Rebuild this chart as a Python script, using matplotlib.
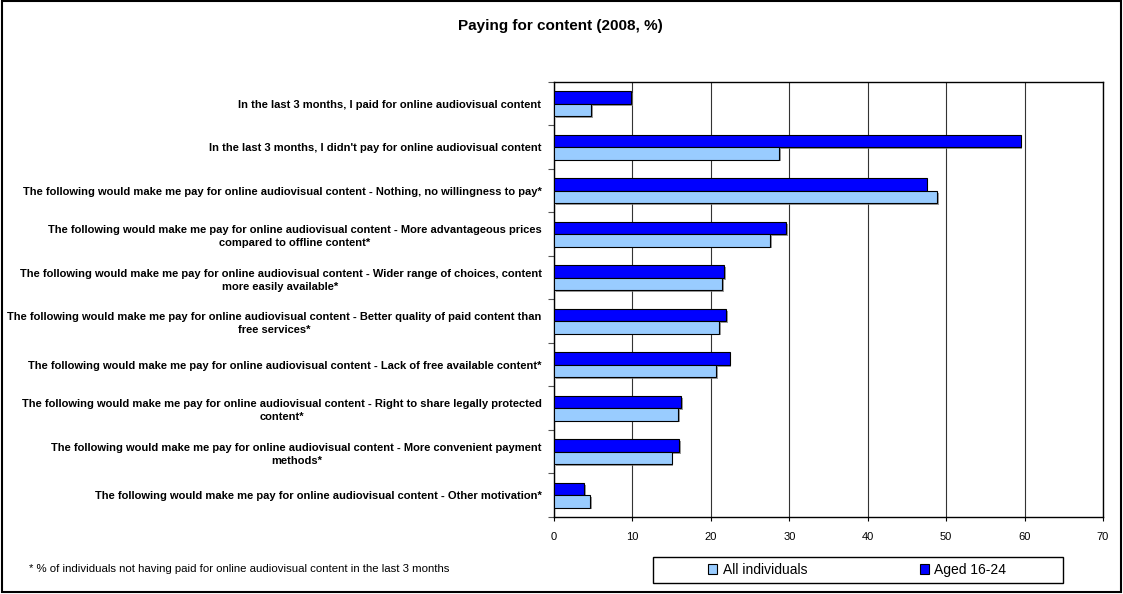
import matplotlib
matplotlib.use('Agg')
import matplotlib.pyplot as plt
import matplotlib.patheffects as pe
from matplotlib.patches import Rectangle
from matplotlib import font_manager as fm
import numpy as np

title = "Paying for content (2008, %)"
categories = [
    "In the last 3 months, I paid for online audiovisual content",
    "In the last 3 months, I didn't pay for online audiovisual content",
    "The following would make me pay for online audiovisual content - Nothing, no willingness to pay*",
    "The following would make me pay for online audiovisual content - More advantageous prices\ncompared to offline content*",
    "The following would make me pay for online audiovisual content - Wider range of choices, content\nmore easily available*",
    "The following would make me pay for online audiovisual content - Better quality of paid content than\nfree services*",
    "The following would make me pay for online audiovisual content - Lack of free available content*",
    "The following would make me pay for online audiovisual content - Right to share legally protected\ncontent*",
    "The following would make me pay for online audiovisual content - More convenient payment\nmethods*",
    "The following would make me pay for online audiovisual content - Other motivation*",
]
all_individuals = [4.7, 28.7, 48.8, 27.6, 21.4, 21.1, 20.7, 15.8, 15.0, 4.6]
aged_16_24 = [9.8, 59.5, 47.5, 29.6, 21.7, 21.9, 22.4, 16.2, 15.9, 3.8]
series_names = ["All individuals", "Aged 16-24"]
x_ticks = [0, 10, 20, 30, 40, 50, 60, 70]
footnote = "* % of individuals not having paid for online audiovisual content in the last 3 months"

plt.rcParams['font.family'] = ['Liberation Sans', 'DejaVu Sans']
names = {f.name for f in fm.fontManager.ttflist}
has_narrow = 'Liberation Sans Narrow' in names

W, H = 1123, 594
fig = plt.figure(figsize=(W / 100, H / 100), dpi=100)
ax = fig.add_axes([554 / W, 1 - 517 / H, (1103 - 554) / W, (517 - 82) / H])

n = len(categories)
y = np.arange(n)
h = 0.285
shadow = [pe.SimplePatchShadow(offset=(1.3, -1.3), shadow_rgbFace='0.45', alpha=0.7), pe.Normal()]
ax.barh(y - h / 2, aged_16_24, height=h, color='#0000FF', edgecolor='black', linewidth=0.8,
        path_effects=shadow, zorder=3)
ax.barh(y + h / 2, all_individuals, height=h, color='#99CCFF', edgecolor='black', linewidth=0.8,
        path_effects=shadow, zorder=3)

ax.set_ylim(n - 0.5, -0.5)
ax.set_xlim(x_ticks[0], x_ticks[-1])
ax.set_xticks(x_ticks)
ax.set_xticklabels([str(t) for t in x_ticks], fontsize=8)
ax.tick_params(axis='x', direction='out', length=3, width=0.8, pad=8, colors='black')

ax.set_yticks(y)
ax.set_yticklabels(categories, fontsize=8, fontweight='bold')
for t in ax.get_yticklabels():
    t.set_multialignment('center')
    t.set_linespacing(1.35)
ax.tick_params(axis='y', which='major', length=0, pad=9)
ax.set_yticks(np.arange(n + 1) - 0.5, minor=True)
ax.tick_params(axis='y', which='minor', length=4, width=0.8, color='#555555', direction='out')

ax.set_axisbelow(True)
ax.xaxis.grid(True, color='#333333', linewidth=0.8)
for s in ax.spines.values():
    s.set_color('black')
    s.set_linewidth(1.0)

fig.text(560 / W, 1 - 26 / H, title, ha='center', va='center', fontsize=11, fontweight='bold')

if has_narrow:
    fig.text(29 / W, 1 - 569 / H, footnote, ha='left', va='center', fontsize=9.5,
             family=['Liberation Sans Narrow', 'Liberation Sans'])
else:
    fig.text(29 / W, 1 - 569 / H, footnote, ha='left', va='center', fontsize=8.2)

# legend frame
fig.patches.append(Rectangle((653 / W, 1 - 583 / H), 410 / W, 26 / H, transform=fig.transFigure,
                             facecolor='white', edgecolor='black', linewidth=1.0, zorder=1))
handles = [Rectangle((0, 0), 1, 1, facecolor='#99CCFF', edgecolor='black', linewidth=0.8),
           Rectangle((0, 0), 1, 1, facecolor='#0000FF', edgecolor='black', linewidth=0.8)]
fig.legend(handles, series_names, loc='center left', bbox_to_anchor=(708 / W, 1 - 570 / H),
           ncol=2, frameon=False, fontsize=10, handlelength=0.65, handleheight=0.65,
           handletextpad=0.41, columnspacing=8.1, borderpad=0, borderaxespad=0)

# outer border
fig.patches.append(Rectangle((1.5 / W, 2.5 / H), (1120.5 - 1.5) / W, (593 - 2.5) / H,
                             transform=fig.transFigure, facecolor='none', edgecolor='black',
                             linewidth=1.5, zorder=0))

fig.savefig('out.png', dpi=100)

▶ [Stated task]: Strip out the pictures and quote the remaining data word for word.

▶ [Answer]:
Rebuild this chart as a Python script, using matplotlib.
import matplotlib
matplotlib.use('Agg')
import matplotlib.pyplot as plt
import matplotlib.patheffects as pe
from matplotlib.patches import Rectangle
from matplotlib import font_manager as fm
import numpy as np

title = "Paying for content (2008, %)"
categories = [
    "In the last 3 months, I paid for online audiovisual content",
    "In the last 3 months, I didn't pay for online audiovisual content",
    "The following would make me pay for online audiovisual content - Nothing, no willingness to pay*",
    "The following would make me pay for online audiovisual content - More advantageous prices\ncompared to offline content*",
    "The following would make me pay for online audiovisual content - Wider range of choices, content\nmore easily available*",
    "The following would make me pay for online audiovisual content - Better quality of paid content than\nfree services*",
    "The following would make me pay for online audiovisual content - Lack of free available content*",
    "The following would make me pay for online audiovisual content - Right to share legally protected\ncontent*",
    "The following would make me pay for online audiovisual content - More convenient payment\nmethods*",
    "The following would make me pay for online audiovisual content - Other motivation*",
]
all_individuals = [4.7, 28.7, 48.8, 27.6, 21.4, 21.1, 20.7, 15.8, 15.0, 4.6]
aged_16_24 = [9.8, 59.5, 47.5, 29.6, 21.7, 21.9, 22.4, 16.2, 15.9, 3.8]
series_names = ["All individuals", "Aged 16-24"]
x_ticks = [0, 10, 20, 30, 40, 50, 60, 70]
footnote = "* % of individuals not having paid for online audiovisual content in the last 3 months"

plt.rcParams['font.family'] = ['Liberation Sans', 'DejaVu Sans']
names = {f.name for f in fm.fontManager.ttflist}
has_narrow = 'Liberation Sans Narrow' in names

W, H = 1123, 594
fig = plt.figure(figsize=(W / 100, H / 100), dpi=100)
ax = fig.add_axes([554 / W, 1 - 517 / H, (1103 - 554) / W, (517 - 82) / H])

n = len(categories)
y = np.arange(n)
h = 0.285
shadow = [pe.SimplePatchShadow(offset=(1.3, -1.3), shadow_rgbFace='0.45', alpha=0.7), pe.Normal()]
ax.barh(y - h / 2, aged_16_24, height=h, color='#0000FF', edgecolor='black', linewidth=0.8,
        path_effects=shadow, zorder=3)
ax.barh(y + h / 2, all_individuals, height=h, color='#99CCFF', edgecolor='black', linewidth=0.8,
        path_effects=shadow, zorder=3)

ax.set_ylim(n - 0.5, -0.5)
ax.set_xlim(x_ticks[0], x_ticks[-1])
ax.set_xticks(x_ticks)
ax.set_xticklabels([str(t) for t in x_ticks], fontsize=8)
ax.tick_params(axis='x', direction='out', length=3, width=0.8, pad=8, colors='black')

ax.set_yticks(y)
ax.set_yticklabels(categories, fontsize=8, fontweight='bold')
for t in ax.get_yticklabels():
    t.set_multialignment('center')
    t.set_linespacing(1.35)
ax.tick_params(axis='y', which='major', length=0, pad=9)
ax.set_yticks(np.arange(n + 1) - 0.5, minor=True)
ax.tick_params(axis='y', which='minor', length=4, width=0.8, color='#555555', direction='out')

ax.set_axisbelow(True)
ax.xaxis.grid(True, color='#333333', linewidth=0.8)
for s in ax.spines.values():
    s.set_color('black')
    s.set_linewidth(1.0)

fig.text(560 / W, 1 - 26 / H, title, ha='center', va='center', fontsize=11, fontweight='bold')

if has_narrow:
    fig.text(29 / W, 1 - 569 / H, footnote, ha='left', va='center', fontsize=9.5,
             family=['Liberation Sans Narrow', 'Liberation Sans'])
else:
    fig.text(29 / W, 1 - 569 / H, footnote, ha='left', va='center', fontsize=8.2)

# legend frame
fig.patches.append(Rectangle((653 / W, 1 - 583 / H), 410 / W, 26 / H, transform=fig.transFigure,
                             facecolor='white', edgecolor='black', linewidth=1.0, zorder=1))
handles = [Rectangle((0, 0), 1, 1, facecolor='#99CCFF', edgecolor='black', linewidth=0.8),
           Rectangle((0, 0), 1, 1, facecolor='#0000FF', edgecolor='black', linewidth=0.8)]
fig.legend(handles, series_names, loc='center left', bbox_to_anchor=(708 / W, 1 - 570 / H),
           ncol=2, frameon=False, fontsize=10, handlelength=0.65, handleheight=0.65,
           handletextpad=0.41, columnspacing=8.1, borderpad=0, borderaxespad=0)

# outer border
fig.patches.append(Rectangle((1.5 / W, 2.5 / H), (1120.5 - 1.5) / W, (593 - 2.5) / H,
                             transform=fig.transFigure, facecolor='none', edgecolor='black',
                             linewidth=1.5, zorder=0))

fig.savefig('out.png', dpi=100)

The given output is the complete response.